## RECORDS SUPPLIED

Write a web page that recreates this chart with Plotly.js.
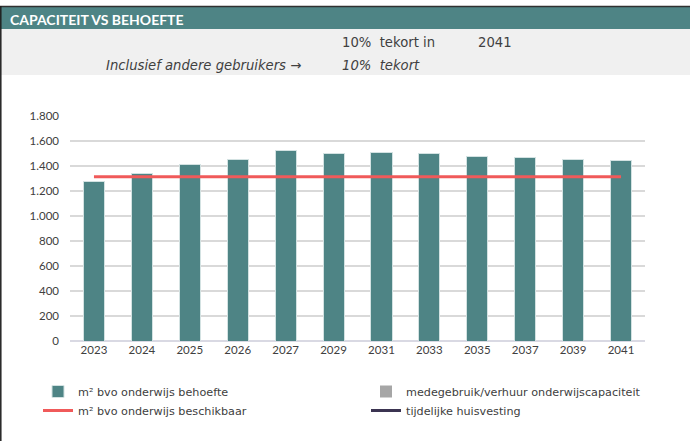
<!DOCTYPE html>
<html>
<head>
<meta charset="utf-8">
<script src="https://cdn.plot.ly/plotly-3.0.1.min.js"></script>
<style>html,body{margin:0;padding:0;background:#fff;}#chart{width:690px;height:441px;}</style>
</head>
<body>
<div id="chart"></div>
<script>
const years = ['2023','2024','2025','2026','2027','2029','2031','2033','2035','2037','2039','2041'];
const behoefte = [1278, 1341, 1411, 1454, 1523, 1504, 1509, 1504, 1480, 1470, 1454, 1443];
const medegebruik = [0, 0, 0, 0, 0, 0, 0, 0, 0, 0, 0, 0];
const beschikbaar = [1315, 1315, 1315, 1315, 1315, 1315, 1315, 1315, 1315, 1315, 1315, 1315];
const tijdelijk = [null, null, null, null, null, null, null, null, null, null, null, null];
const yTicks = [0, 200, 400, 600, 800, 1000, 1200, 1400, 1600, 1800];
const headerTitle = 'CAPACITEIT VS BEHOEFTE';
const line1 = ['10%  tekort in', '2041'];
const line2 = ['Inclusief andere gebruikers →', '10%  tekort'];

const FONT = 'Lato, "Open Sans", sans-serif';
const HFONT = '"DejaVu Sans", Lato, sans-serif';
const W = 690, H = 441, ML = 70, MR = 45, MT = 116, MB = 100;
const pw = W - ML - MR, ph = H - MT - MB;
const px = x => (x - ML) / pw;
const py = y => (H - MB - y) / ph;

const traces = [
  {type:'bar', name:'m² bvo onderwijs behoefte', x:years, y:behoefte, legend:'legend',
   marker:{color:'#4e8485', line:{color:'#d3e2e2', width:1}}, hoverinfo:'x+y'},
  {type:'bar', name:'medegebruik/verhuur onderwijscapaciteit', x:years, y:medegebruik, legend:'legend2',
   marker:{color:'#a6a6a6'}},
  {type:'scatter', mode:'lines', name:'m² bvo onderwijs beschikbaar', x:years, y:beschikbaar, legend:'legend',
   line:{color:'#f05a5a', width:3}},
  {type:'scatter', mode:'lines', name:'tijdelijke huisvesting', x:years, y:tijdelijk, legend:'legend2',
   line:{color:'#3b3451', width:3}}
];

const legendBase = {orientation:'v', yanchor:'top', y:py(377), xanchor:'left', traceorder:'normal',
  font:{family:HFONT, size:11.2, color:'#404040'}, bgcolor:'rgba(0,0,0,0)', tracegroupgap:0};

const layout = {
  width: W, height: H,
  margin:{l:ML, r:MR, t:MT, b:MB},
  paper_bgcolor:'#ffffff', plot_bgcolor:'#ffffff',
  barmode:'stack', bargap:0.56,
  separators:',.',
  font:{family:FONT, size:11, color:'#404040'},
  xaxis:{type:'category', showgrid:false, zeroline:false, showline:false,
         ticks:'', tickfont:{family:FONT, size:11.5, color:'#404040'}, fixedrange:true},
  yaxis:{range:[0,1800], tickvals:yTicks, separatethousands:true, tickformat:',d',
         showgrid:true, gridcolor:'#d9d9d9', gridwidth:1.5, zeroline:true, zerolinecolor:'#d9d9e3', zerolinewidth:1.5,
         ticks:'', ticklabelstandoff:10, tickfont:{family:FONT, size:11.5, color:'#404040'}, fixedrange:true},
  showlegend:true,
  legend:Object.assign({}, legendBase, {x:px(38)}),
  legend2:Object.assign({}, legendBase, {x:px(366)}),
  shapes:[
    {type:'rect', xref:'paper', yref:'paper', x0:px(0), x1:px(W), y0:py(29), y1:py(7), fillcolor:'#4e8485', line:{width:0}, layer:'below'},
    {type:'rect', xref:'paper', yref:'paper', x0:px(0), x1:px(W), y0:py(75), y1:py(29), fillcolor:'#f0f0f0', line:{width:0}, layer:'below'},
    {type:'line', xref:'paper', yref:'paper', x0:px(0), x1:px(W), y0:py(6.5), y1:py(6.5), line:{color:'#303030', width:1.5}},
    {type:'line', xref:'paper', yref:'paper', x0:px(0.8), x1:px(0.8), y0:py(6), y1:py(H), line:{color:'#202020', width:1.5}}
  ],
  annotations:[
    {xref:'paper', yref:'paper', x:px(8), y:py(19), xanchor:'left', yanchor:'middle', showarrow:false,
     text:'<b>'+headerTitle+'</b>', font:{family:'Lato', size:14, color:'#ffffff'}},
    {xref:'paper', yref:'paper', x:px(340), y:py(42), xanchor:'left', yanchor:'middle', showarrow:false,
     text:line1[0], font:{family:HFONT, size:13.2, color:'#404040'}},
    {xref:'paper', yref:'paper', x:px(476), y:py(42), xanchor:'left', yanchor:'middle', showarrow:false,
     text:line1[1], font:{family:HFONT, size:13.2, color:'#404040'}},
    {xref:'paper', yref:'paper', x:px(303), y:py(65), xanchor:'right', yanchor:'middle', showarrow:false,
     text:'<i>'+line2[0]+'</i>', font:{family:HFONT, size:13.2, color:'#404040'}},
    {xref:'paper', yref:'paper', x:px(340), y:py(65), xanchor:'left', yanchor:'middle', showarrow:false,
     text:'<i>'+line2[1]+'</i>', font:{family:HFONT, size:13.2, color:'#404040'}}
  ]
};

Plotly.newPlot('chart', traces, layout, {displayModeBar:false, staticPlot:true});
</script>
</body>
</html>
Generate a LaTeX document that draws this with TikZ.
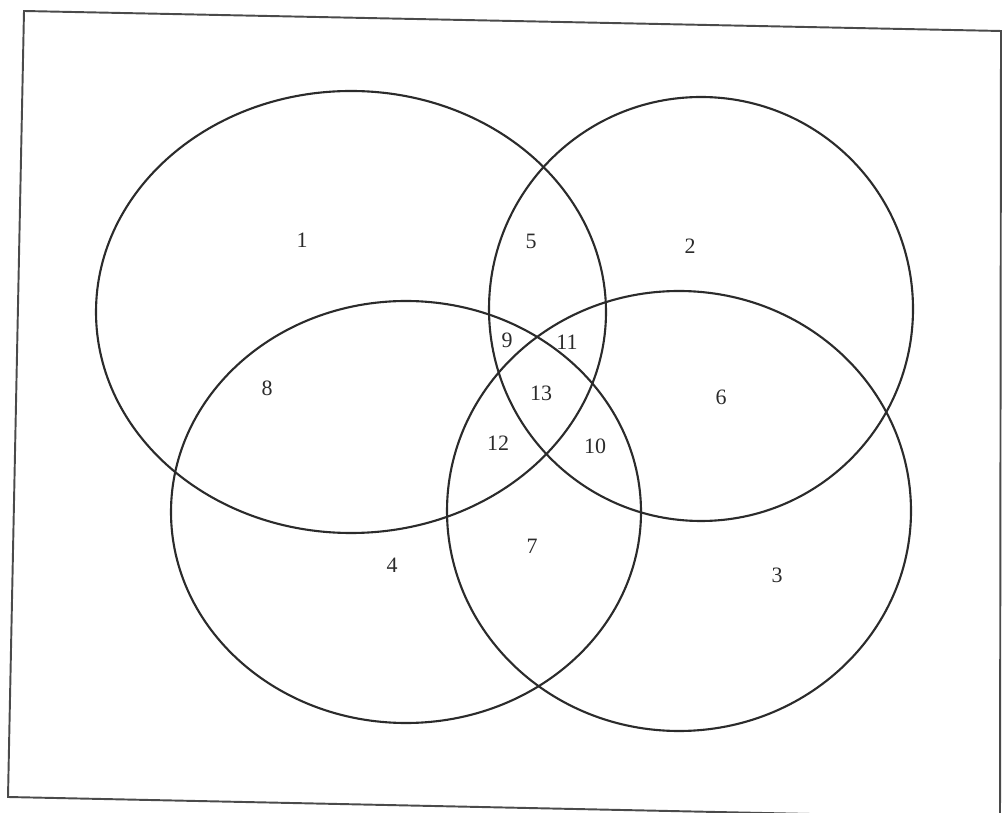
\documentclass[tikz,border=0pt]{standalone}
\usepackage{fontspec}
\setmainfont{Liberation Serif}
\usepackage{tikz}
\usetikzlibrary{positioning}
\definecolor{InkDark}{HTML}{2B2B2B}
\definecolor{FrameInk}{HTML}{4A4A4A}
\tikzset{
  setline/.style={draw=InkDark,line width=1.2pt},
  frameline/.style={draw=FrameInk,line width=1.1pt},
  regionlabel/.style={font=\fontsize{12.5}{14}\selectfont,text=InkDark,inner sep=1pt}
}

\begin{document}
\begin{tikzpicture}[x=0.02cm,y=-0.02cm]
\useasboundingbox (0,0) rectangle (1007,813);
\clip (0,0) rectangle (1007,813);
% frame (scan is slightly tilted)
\draw[frameline] (24,11) -- (1001,31) -- (1000,818) -- (8,797) -- cycle;
% the four sets
\draw[setline] (351,312) ellipse [x radius=255,y radius=221];
\draw[setline] (701,309) ellipse [x radius=212,y radius=212];
\draw[setline] (679,511) ellipse [x radius=232,y radius=220];
\draw[setline] (406,512) ellipse [x radius=235,y radius=211];
% region numbers
\node[regionlabel] (r1) at (302,240) {1};
\node[regionlabel] (r2) at (690,246) {2};
\node[regionlabel] (r3) at (777,575) {3};
\node[regionlabel] (r4) at (392,565) {4};
\node[regionlabel] (r5) at (531,241) {5};
\node[regionlabel] (r6) at (721,397) {6};
\node[regionlabel] (r7) at (532,546) {7};
\node[regionlabel] (r8) at (267,388) {8};
\node[regionlabel] (r9) at (507,340) {9};
\node[regionlabel] (r10) at (595,446) {10};
\node[regionlabel] (r11) at (567,342) {11};
\node[regionlabel] (r12) at (498,443) {12};
\node[regionlabel] (r13) at (541,393) {13};
\end{tikzpicture}
\end{document}
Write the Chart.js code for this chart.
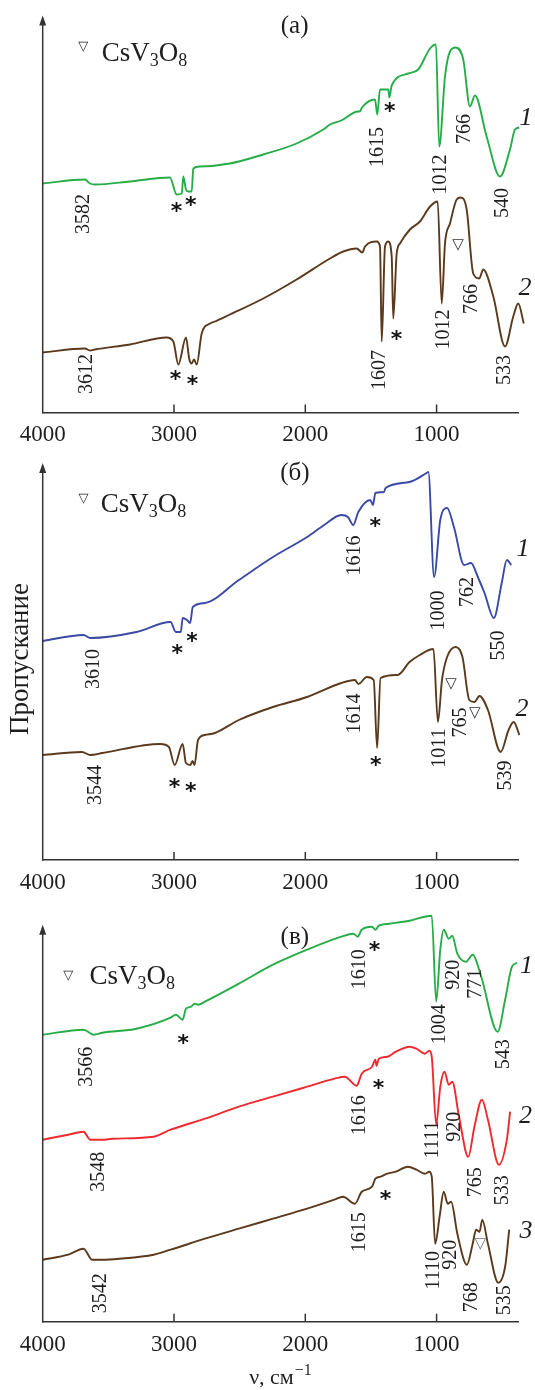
<!DOCTYPE html>
<html><head><meta charset="utf-8">
<script src="https://cdn.jsdelivr.net/npm/chart.js@4"></script>
<style>
html,body{margin:0;padding:0;background:#fff;}
#wrap{position:relative;width:535px;height:1390px;overflow:hidden;}
.panel{position:absolute;left:0;width:535px;}
</style></head><body>
<div id="wrap">
  <div class="panel" style="top:0;height:460px"><canvas id="cA"></canvas></div>
  <div class="panel" style="top:440px;height:460px"><canvas id="cB"></canvas></div>
  <div class="panel" style="top:900px;height:490px"><canvas id="cC"></canvas></div>
</div>
<script>
// ---------- DATA (wavenumber, cm^-1 ; transmittance, arb. units) ----------
const xTickValues = [4000, 3000, 2000, 1000];
const innerTickValues = [3000, 2000, 1000];

// Panel (а)
const wnA1 = [4000,3678,3640,3602,3335,3031,2980,2941,2929,2909,2891,2865,2853,2802,2574,2320,2066,1863,1812,1726,1599,1584,1568,1469,1452,1431,1368,1360,1342,1216,1140,1050,1005,980,936,898,855,797,746,708,619,517,441,403,370];
const trA1 = [229,233,229,228,231,235,218,219,236,223,221,221,244,246,249,258,269,283,288,292,301,301,305,313,298,323,323,315,327,339,343,364,368,266,336,361,365,353,306,317,276,236,263,283,285];
const wnA2 = [4000,3678,3640,3602,3335,3056,3005,2967,2909,2883,2865,2848,2827,2789,2726,2688,2574,2320,2066,1812,1711,1609,1566,1545,1456,1431,1418,1393,1368,1342,1330,1304,1279,1203,1127,1050,992,961,936,898,847,817,771,721,675,645,568,479,416,378,336];
const trA2 = [60,64,62,63,68,75,71,48,75,53,49,53,48,79,89,91,98,114,133,154,161,164,160,166,171,166,71,166,171,156,94,159,169,183,191,206,211,109,169,189,213,215,203,139,134,143,116,66,96,109,89];

// Panel (б)
const wnB1 = [4000,3689,3637,3286,3026,2986,2948,2934,2901,2877,2857,2765,2506,2246,1986,1856,1726,1675,1635,1596,1505,1485,1466,1401,1388,1206,1076,1063,1019,972,920,868,790,738,686,635,564,504,465,431];
const trB1 = [219,225,222,228,238,228,228,242,240,237,253,257,280,303,323,335,345,343,335,348,360,355,367,368,372,378,387,388,283,340,352,333,295,297,283,267,242,277,300,295];
const wnB2 = [4000,3701,3637,3545,3104,3039,2995,2934,2909,2875,2859,2844,2817,2765,2688,2506,2246,1986,1726,1622,1596,1531,1479,1453,1427,1297,1206,1128,1024,990,959,920,855,803,751,712,673,609,512,452,413,369];
const trB2 = [105,108,105,107,116,113,95,116,97,95,99,95,120,125,127,140,153,163,177,180,176,183,180,112,182,185,198,205,211,138,180,203,213,203,160,158,164,150,108,130,138,125];

// Panel (в)
const wnC1 = [4000,3689,3610,3545,3286,3026,2986,2934,2909,2870,2844,2817,2765,2506,2246,1986,1726,1635,1601,1570,1492,1466,1440,1362,1206,1037,1003,972,946,907,881,842,777,725,660,535,478,426,387];
const trC1 = [287,292,287,289,293,304,307,302,313,315,318,317,320,338,357,372,385,388,385,392,395,392,396,398,401,406,320,372,392,383,386,368,360,367,345,290,322,355,359];
const wnC2 = [4000,3805,3689,3637,3545,3468,3155,3026,2765,2506,2246,1986,1778,1700,1609,1570,1492,1466,1458,1440,1375,1310,1206,1154,1089,1055,1037,1003,972,940,907,881,829,759,712,655,609,525,465,440];
const trC2 = [182,187,190,182,182,183,185,192,203,215,225,235,243,245,236,248,255,262,256,263,265,270,275,273,268,271,265,197,235,250,237,240,205,165,195,222,202,157,182,210];
const wnC3 = [4000,3805,3689,3623,3545,3415,3155,3026,2765,2506,2246,1986,1778,1713,1622,1570,1492,1466,1427,1375,1310,1219,1154,1089,1055,1037,1011,977,946,915,889,842,769,725,699,673,652,609,530,478,447];
const trC3 = [62,67,73,62,62,63,67,72,83,93,103,113,122,125,118,130,135,143,145,148,150,155,152,148,150,145,78,105,130,118,120,88,57,78,92,90,102,78,39,55,92];

// Band labels (text, wavenumber, transmittance where the label sits)
const bandLabelsA = [['3582',3701,198],['1615',1462,266],['1012',980,238],['766',797,284],['540',506,210],
                     ['3612',3676,38],['1607',1449,43],['1012',961,83],['766',746,114],['533',492,43]];
const starsA = [[2979,206],[2870,212],[1355,306],[2986,38],[2857,33],[1304,78]];
const trianglesA = [[835,168]];
const curveNumsA = [['1',327,296],['2',327,126]];

const bandLabelsB = [['3610',3623,191],['1616',1635,305],['1000',998,250],['762',777,268],['550',543,215],
                     ['3544',3610,75],['1614',1635,147],['1011',990,112],['765',831,138],['539',484,85]];
const starsB = [[2973,211],[2861,223],[1466,338],[2995,77],[2870,73],[1461,99]];
const trianglesB = [[889,176],[708,147]];
const curveNumsB = [['1',350,313],['2',350,153]];

const bandLabelsC = [['3566',3676,255],['1610',1596,353],['1004',990,298],['920',881,347],['771',712,338],['543',504,268],
                     ['3548',3584,150],['1616',1596,207],['1111',1045,182],['920',874,195],['765',712,140],['533',510,132],
                     ['3542',3571,28],['1615',1596,90],['1110',1037,52],['920',907,67],['768',744,25],['535',496,22]];
const starsC = [[2927,283],[1471,376],[1440,238],[1388,127]];
const trianglesC = [[666,78]];
const curveNumsC = [['1',322,357],['2',322,207],['3',322,92]];

const panelTitles = ['(а)', '(б)', '(в)'];
const legendText = ['CsV', '3', 'O', '8'];
const yTitle = 'Пропускание';
const xTitleMain = 'ν, см';
const xTitleSup = '−1';

// ---------- STYLE ----------
const SERIF = '"Liberation Serif","Times New Roman",serif';
const AXIS = '#333';
const TXT = '#1e1e1e';
const GREEN = '#27ad48', BROWN = '#5a391c', BLUE = '#3949a4', RED = '#ee2a2e';

function drawCentered(ctx, txt, x, y, font, color) {
  ctx.font = font; ctx.fillStyle = color;
  ctx.textAlign = 'left'; ctx.textBaseline = 'alphabetic';
  const m = ctx.measureText(txt);
  ctx.fillText(txt, x - (m.actualBoundingBoxRight - m.actualBoundingBoxLeft) / 2,
                    y + (m.actualBoundingBoxAscent - m.actualBoundingBoxDescent) / 2);
}

function decorPlugin(cfg) {
  return {
    id: 'decor',
    afterDraw(chart) {
      const {ctx, chartArea} = chart;
      const xs = chart.scales.x, ys = chart.scales.y;
      const X = v => xs.getPixelForValue(v), Y = v => ys.getPixelForValue(v);
      ctx.save();
      // y axis with arrow
      const ax = chartArea.left, tipY = Y(397);
      ctx.strokeStyle = AXIS; ctx.fillStyle = AXIS; ctx.lineWidth = 1.5;
      ctx.beginPath(); ctx.moveTo(ax, chartArea.bottom + 0.75); ctx.lineTo(ax, tipY + 6); ctx.stroke();
      ctx.beginPath(); ctx.moveTo(ax, tipY); ctx.lineTo(ax - 3.5, tipY + 10); ctx.lineTo(ax + 3.5, tipY + 10); ctx.closePath(); ctx.fill();
      // inner tick marks
      for (const v of innerTickValues) {
        ctx.beginPath(); ctx.moveTo(X(v), chartArea.bottom); ctx.lineTo(X(v), chartArea.bottom - 8); ctx.stroke();
      }
      // band labels (rotated)
      for (const [t, wv, tv] of cfg.bands) {
        ctx.save(); ctx.translate(X(wv), Y(tv)); ctx.rotate(-Math.PI / 2);
        drawCentered(ctx, t, 0, 0, `20px ${SERIF}`, TXT);
        ctx.restore();
      }
      for (const [wv, tv] of cfg.stars) drawCentered(ctx, '*', X(wv), Y(tv), 'bold 22px "DejaVu Sans"', '#111');
      for (const [wv, tv] of cfg.tris) drawCentered(ctx, '▽', X(wv), Y(tv), 'bold 15px "DejaVu Sans"', cfg.triColor || '#333');
      for (const [t, wv, tv] of cfg.nums) drawCentered(ctx, t, X(wv), Y(tv), `italic 26px ${SERIF}`, TXT);
      // panel title
      drawCentered(ctx, cfg.title[0], X(cfg.title[1]), Y(cfg.title[2]), `25px ${SERIF}`, TXT);
      // legend
      const [lw, lt, tw, tt] = cfg.legend;
      drawCentered(ctx, '▽', X(tw), Y(tt), 'bold 13px "DejaVu Sans"', TXT);
      let cx = X(lw); const by = Y(lt);
      ctx.textAlign = 'left'; ctx.textBaseline = 'alphabetic'; ctx.fillStyle = TXT;
      legendText.forEach((s, i) => {
        const sub = i % 2 === 1;
        ctx.font = sub ? `18px ${SERIF}` : `27px ${SERIF}`;
        ctx.fillText(s, cx, by + (sub ? 5 : 0));
        cx += ctx.measureText(s).width;
      });
      // y title
      if (cfg.yTitle) {
        ctx.save(); ctx.translate(X(cfg.yTitle[1]), Y(cfg.yTitle[2])); ctx.rotate(-Math.PI / 2);
        drawCentered(ctx, cfg.yTitle[0], 0, 0, `27px ${SERIF}`, TXT);
        ctx.restore();
      }
      // x title
      if (cfg.xTitle) {
        const [wv, tv] = cfg.xTitle;
        ctx.font = `22px ${SERIF}`; const w1 = ctx.measureText(xTitleMain).width;
        ctx.font = `16px ${SERIF}`; const w2 = ctx.measureText(xTitleSup).width;
        let sx = X(wv) - (w1 + w2) / 2; const sy = Y(tv);
        ctx.textAlign = 'left'; ctx.textBaseline = 'alphabetic'; ctx.fillStyle = TXT;
        ctx.font = `22px ${SERIF}`; ctx.fillText(xTitleMain, sx, sy);
        ctx.font = `16px ${SERIF}`; ctx.fillText(xTitleSup, sx + w1 + 1, sy - 9);
      }
      ctx.restore();
    }
  };
}

function makePanel(id, series, layout, cfg) {
  return new Chart(document.getElementById(id), {
    type: 'line',
    data: {
      datasets: series.map(s => ({
        data: s.wn.map((v, i) => ({x: v, y: s.tr[i]})),
        borderColor: s.color, borderWidth: 1.9, pointRadius: 0, fill: false,
        cubicInterpolationMode: 'monotone', clip: false
      }))
    },
    options: {
      responsive: true, maintainAspectRatio: false, animation: false,
      layout: {padding: {left: 42.7, right: 17, top: layout.top, bottom: layout.bottom}},
      plugins: {legend: {display: false}, tooltip: {enabled: false}},
      events: [],
      scales: {
        x: {
          type: 'linear', reverse: true, min: 380, max: 4000,
          afterBuildTicks: s => { s.ticks = xTickValues.map(v => ({value: v})); },
          afterFit: s => { s.height = 40; },
          grid: {display: false, drawTicks: false},
          border: {display: true, color: AXIS, width: 1.5},
          ticks: {font: {family: SERIF, size: 23}, color: TXT, padding: 9, maxRotation: 0, autoSkip: false,
                  callback: v => String(v)}
        },
        y: {display: false, min: 0, max: 400}
      }
    },
    plugins: [decorPlugin(cfg)]
  });
}

makePanel('cA', [
  {wn: wnA1, tr: trA1, color: GREEN},
  {wn: wnA2, tr: trA2, color: BROWN}
], {top: 12.5, bottom: 7.5}, {
  bands: bandLabelsA, stars: starsA, tris: trianglesA, nums: curveNumsA,
  title: [panelTitles[0], 2079, 386], legend: [3551, 351.5, 3691, 366]
});

makePanel('cB', [
  {wn: wnB1, tr: trB1, color: BLUE},
  {wn: wnB2, tr: trB2, color: BROWN}
], {top: 20, bottom: 0}, {
  bands: bandLabelsB, stars: starsB, tris: trianglesB, nums: curveNumsB,
  title: [panelTitles[1], 2077, 387], legend: [3558, 348, 3689, 362],
  yTitle: [yTitle, 4154, 201]
});

makePanel('cC', [
  {wn: wnC1, tr: trC1, color: GREEN},
  {wn: wnC2, tr: trC2, color: RED},
  {wn: wnC3, tr: trC3, color: BROWN}
], {top: 21.7, bottom: 28.3}, {
  bands: bandLabelsC, stars: starsC, tris: trianglesC, nums: curveNumsC, triColor: '#777',
  title: [panelTitles[2], 2077, 384], legend: [3644, 338, 3805, 346],
  xTitle: [2193, -62]
});
</script>
</body></html>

## WORK TO COMPLETE
Nothing but the lines from the one with "Write the Chart.js code for this chart." through the one with "const innerTickValues = [3000, 2000, 1000];" should be copied, word for word. Pictures are left out.

## SOLUTION TO THE EXERCISE
Write the Chart.js code for this chart.
<!DOCTYPE html>
<html><head><meta charset="utf-8">
<script src="https://cdn.jsdelivr.net/npm/chart.js@4"></script>
<style>
html,body{margin:0;padding:0;background:#fff;}
#wrap{position:relative;width:535px;height:1390px;overflow:hidden;}
.panel{position:absolute;left:0;width:535px;}
</style></head><body>
<div id="wrap">
  <div class="panel" style="top:0;height:460px"><canvas id="cA"></canvas></div>
  <div class="panel" style="top:440px;height:460px"><canvas id="cB"></canvas></div>
  <div class="panel" style="top:900px;height:490px"><canvas id="cC"></canvas></div>
</div>
<script>
// ---------- DATA (wavenumber, cm^-1 ; transmittance, arb. units) ----------
const xTickValues = [4000, 3000, 2000, 1000];
const innerTickValues = [3000, 2000, 1000];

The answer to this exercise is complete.